> **Data provided**
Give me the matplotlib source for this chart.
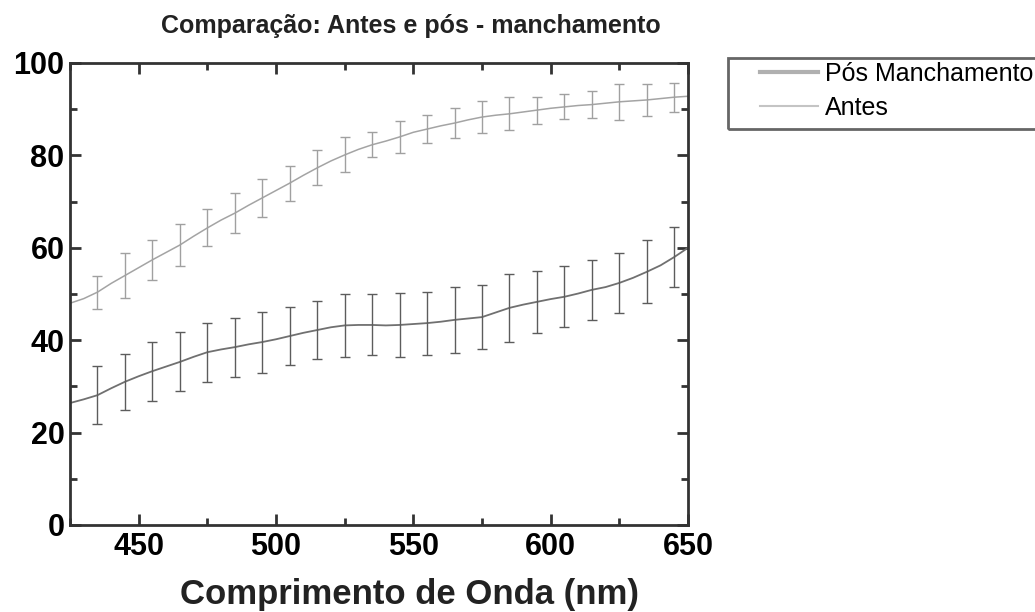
import matplotlib
matplotlib.use('Agg')
import matplotlib.pyplot as plt
from matplotlib.lines import Line2D
from matplotlib.patches import Rectangle
from matplotlib.ticker import MultipleLocator

plt.rcParams['font.family'] = ['Liberation Sans', 'DejaVu Sans']

# wavelength grid (nm)
wavelength = [425, 430, 435, 440, 445, 450, 455, 460, 465, 470, 475, 480,
              485, 490, 495, 500, 505, 510, 515, 520, 525, 530, 535, 540,
              545, 550, 555, 560, 565, 570, 575, 580, 585, 590, 595, 600,
              605, 610, 615, 620, 625, 630, 635, 640, 645, 650]

antes = [48.0, 49.0, 50.4, 52.3, 54.0, 55.7, 57.4, 59.0, 60.6, 62.5, 64.3, 66.0,
         67.5, 69.2, 70.8, 72.4, 74.0, 75.7, 77.3, 78.8, 80.1, 81.3, 82.3, 83.1,
         84.0, 85.0, 85.7, 86.4, 87.0, 87.7, 88.3, 88.7, 89.0, 89.4, 89.8, 90.2,
         90.5, 90.8, 91.0, 91.3, 91.6, 91.8, 92.0, 92.3, 92.6, 92.8]

pos_manchamento = [26.4, 27.2, 28.1, 29.6, 31.0, 32.2, 33.3, 34.3, 35.3, 36.4, 37.4, 38.0,
                   38.5, 39.1, 39.6, 40.2, 40.9, 41.6, 42.2, 42.8, 43.2, 43.3, 43.3, 43.2,
                   43.3, 43.5, 43.7, 44.0, 44.4, 44.7, 45.0, 46.0, 47.0, 47.7, 48.3, 48.9,
                   49.4, 50.1, 50.9, 51.5, 52.4, 53.5, 54.8, 56.2, 58.0, 60.0]

# error bars every 10 nm
err_wavelength = [435, 445, 455, 465, 475, 485, 495, 505, 515, 525, 535,
                  545, 555, 565, 575, 585, 595, 605, 615, 625, 635, 645]
antes_err = [3.6, 4.8, 4.3, 4.5, 4.0, 4.4, 4.2, 3.8, 3.8, 3.8, 2.7,
             3.4, 3.1, 3.2, 3.5, 3.6, 2.9, 2.7, 2.9, 3.9, 3.5, 3.1]
pos_err = [6.3, 6.0, 6.4, 6.4, 6.4, 6.4, 6.6, 6.3, 6.3, 6.8, 6.6,
           7.0, 6.8, 7.1, 6.9, 7.3, 6.7, 6.6, 6.5, 6.5, 6.8, 6.4]

W, H = 1035, 612
fig = plt.figure(figsize=(W / 100, H / 100), dpi=100)
ax = fig.add_axes([70 / W, 1 - 525 / H, 618 / W, 462 / H])

idx = [wavelength.index(w) for w in err_wavelength]

ax.plot(wavelength, pos_manchamento, color='#707070', lw=1.3)
ax.errorbar(err_wavelength, [pos_manchamento[i] for i in idx], yerr=pos_err,
            fmt='none', ecolor='#5c5c5c', elinewidth=1, capsize=3.5, capthick=1)
ax.plot(wavelength, antes, color='#a4a4a4', lw=1.1)
ax.errorbar(err_wavelength, [antes[i] for i in idx], yerr=antes_err,
            fmt='none', ecolor='#a0a0a0', elinewidth=1, capsize=3.5, capthick=1)

ax.set_xlim(425, 650)
ax.set_ylim(0, 100)
ax.set_xticks([450, 500, 550, 600, 650])
ax.xaxis.set_minor_locator(MultipleLocator(25))
ax.set_yticks([0, 20, 40, 60, 80, 100])
ax.yaxis.set_minor_locator(MultipleLocator(10))

ax.tick_params(which='both', direction='in', top=True, right=True,
               width=2, color='#333333', labelsize=22)
ax.tick_params(which='major', length=8)
ax.tick_params(which='minor', length=5)
ax.tick_params(axis='x', pad=5)
ax.tick_params(axis='y', pad=4)
for lbl in ax.get_xticklabels() + ax.get_yticklabels():
    lbl.set_fontweight('bold')
for s in ax.spines.values():
    s.set_linewidth(2)
    s.set_color('#333333')

fig.text(411 / W, 1 - 33 / H, 'Comparação: Antes e pós - manchamento',
         ha='center', va='baseline', fontsize=18, fontweight='bold', color='#222222')
fig.text(410 / W, 1 - 604 / H, 'Comprimento de Onda (nm)',
         ha='center', va='baseline', fontsize=25, fontweight='bold', color='#222222')

# legend, its frame runs off the right edge
handles = [Line2D([], [], color='#b0b0b0', lw=3),
           Line2D([], [], color='#c4c4c4', lw=1.5)]
fig.legend(handles, ['Pós Manchamento', 'Antes'], loc='upper left',
           bbox_to_anchor=(760 / W, 1 - 62 / H), frameon=False, fontsize=18,
           handlelength=2.3, handletextpad=0.3, labelspacing=0.4,
           borderpad=0, borderaxespad=0)
fig.add_artist(Rectangle((728 / W, 1 - 129 / H), 330 / W, 71 / H,
                         transform=fig.transFigure, fill=False,
                         ec='#666666', lw=2))

fig.savefig('out.png', dpi=100)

> **Your objective**
All of the lines above should be retyped precisely, apart from the pictures.

> **In response**
Give me the matplotlib source for this chart.
import matplotlib
matplotlib.use('Agg')
import matplotlib.pyplot as plt
from matplotlib.lines import Line2D
from matplotlib.patches import Rectangle
from matplotlib.ticker import MultipleLocator

plt.rcParams['font.family'] = ['Liberation Sans', 'DejaVu Sans']

# wavelength grid (nm)
wavelength = [425, 430, 435, 440, 445, 450, 455, 460, 465, 470, 475, 480,
              485, 490, 495, 500, 505, 510, 515, 520, 525, 530, 535, 540,
              545, 550, 555, 560, 565, 570, 575, 580, 585, 590, 595, 600,
              605, 610, 615, 620, 625, 630, 635, 640, 645, 650]

antes = [48.0, 49.0, 50.4, 52.3, 54.0, 55.7, 57.4, 59.0, 60.6, 62.5, 64.3, 66.0,
         67.5, 69.2, 70.8, 72.4, 74.0, 75.7, 77.3, 78.8, 80.1, 81.3, 82.3, 83.1,
         84.0, 85.0, 85.7, 86.4, 87.0, 87.7, 88.3, 88.7, 89.0, 89.4, 89.8, 90.2,
         90.5, 90.8, 91.0, 91.3, 91.6, 91.8, 92.0, 92.3, 92.6, 92.8]

pos_manchamento = [26.4, 27.2, 28.1, 29.6, 31.0, 32.2, 33.3, 34.3, 35.3, 36.4, 37.4, 38.0,
                   38.5, 39.1, 39.6, 40.2, 40.9, 41.6, 42.2, 42.8, 43.2, 43.3, 43.3, 43.2,
                   43.3, 43.5, 43.7, 44.0, 44.4, 44.7, 45.0, 46.0, 47.0, 47.7, 48.3, 48.9,
                   49.4, 50.1, 50.9, 51.5, 52.4, 53.5, 54.8, 56.2, 58.0, 60.0]

# error bars every 10 nm
err_wavelength = [435, 445, 455, 465, 475, 485, 495, 505, 515, 525, 535,
                  545, 555, 565, 575, 585, 595, 605, 615, 625, 635, 645]
antes_err = [3.6, 4.8, 4.3, 4.5, 4.0, 4.4, 4.2, 3.8, 3.8, 3.8, 2.7,
             3.4, 3.1, 3.2, 3.5, 3.6, 2.9, 2.7, 2.9, 3.9, 3.5, 3.1]
pos_err = [6.3, 6.0, 6.4, 6.4, 6.4, 6.4, 6.6, 6.3, 6.3, 6.8, 6.6,
           7.0, 6.8, 7.1, 6.9, 7.3, 6.7, 6.6, 6.5, 6.5, 6.8, 6.4]

W, H = 1035, 612
fig = plt.figure(figsize=(W / 100, H / 100), dpi=100)
ax = fig.add_axes([70 / W, 1 - 525 / H, 618 / W, 462 / H])

idx = [wavelength.index(w) for w in err_wavelength]

ax.plot(wavelength, pos_manchamento, color='#707070', lw=1.3)
ax.errorbar(err_wavelength, [pos_manchamento[i] for i in idx], yerr=pos_err,
            fmt='none', ecolor='#5c5c5c', elinewidth=1, capsize=3.5, capthick=1)
ax.plot(wavelength, antes, color='#a4a4a4', lw=1.1)
ax.errorbar(err_wavelength, [antes[i] for i in idx], yerr=antes_err,
            fmt='none', ecolor='#a0a0a0', elinewidth=1, capsize=3.5, capthick=1)

ax.set_xlim(425, 650)
ax.set_ylim(0, 100)
ax.set_xticks([450, 500, 550, 600, 650])
ax.xaxis.set_minor_locator(MultipleLocator(25))
ax.set_yticks([0, 20, 40, 60, 80, 100])
ax.yaxis.set_minor_locator(MultipleLocator(10))

ax.tick_params(which='both', direction='in', top=True, right=True,
               width=2, color='#333333', labelsize=22)
ax.tick_params(which='major', length=8)
ax.tick_params(which='minor', length=5)
ax.tick_params(axis='x', pad=5)
ax.tick_params(axis='y', pad=4)
for lbl in ax.get_xticklabels() + ax.get_yticklabels():
    lbl.set_fontweight('bold')
for s in ax.spines.values():
    s.set_linewidth(2)
    s.set_color('#333333')

fig.text(411 / W, 1 - 33 / H, 'Comparação: Antes e pós - manchamento',
         ha='center', va='baseline', fontsize=18, fontweight='bold', color='#222222')
fig.text(410 / W, 1 - 604 / H, 'Comprimento de Onda (nm)',
         ha='center', va='baseline', fontsize=25, fontweight='bold', color='#222222')

# legend, its frame runs off the right edge
handles = [Line2D([], [], color='#b0b0b0', lw=3),
           Line2D([], [], color='#c4c4c4', lw=1.5)]
fig.legend(handles, ['Pós Manchamento', 'Antes'], loc='upper left',
           bbox_to_anchor=(760 / W, 1 - 62 / H), frameon=False, fontsize=18,
           handlelength=2.3, handletextpad=0.3, labelspacing=0.4,
           borderpad=0, borderaxespad=0)
fig.add_artist(Rectangle((728 / W, 1 - 129 / H), 330 / W, 71 / H,
                         transform=fig.transFigure, fill=False,
                         ec='#666666', lw=2))

fig.savefig('out.png', dpi=100)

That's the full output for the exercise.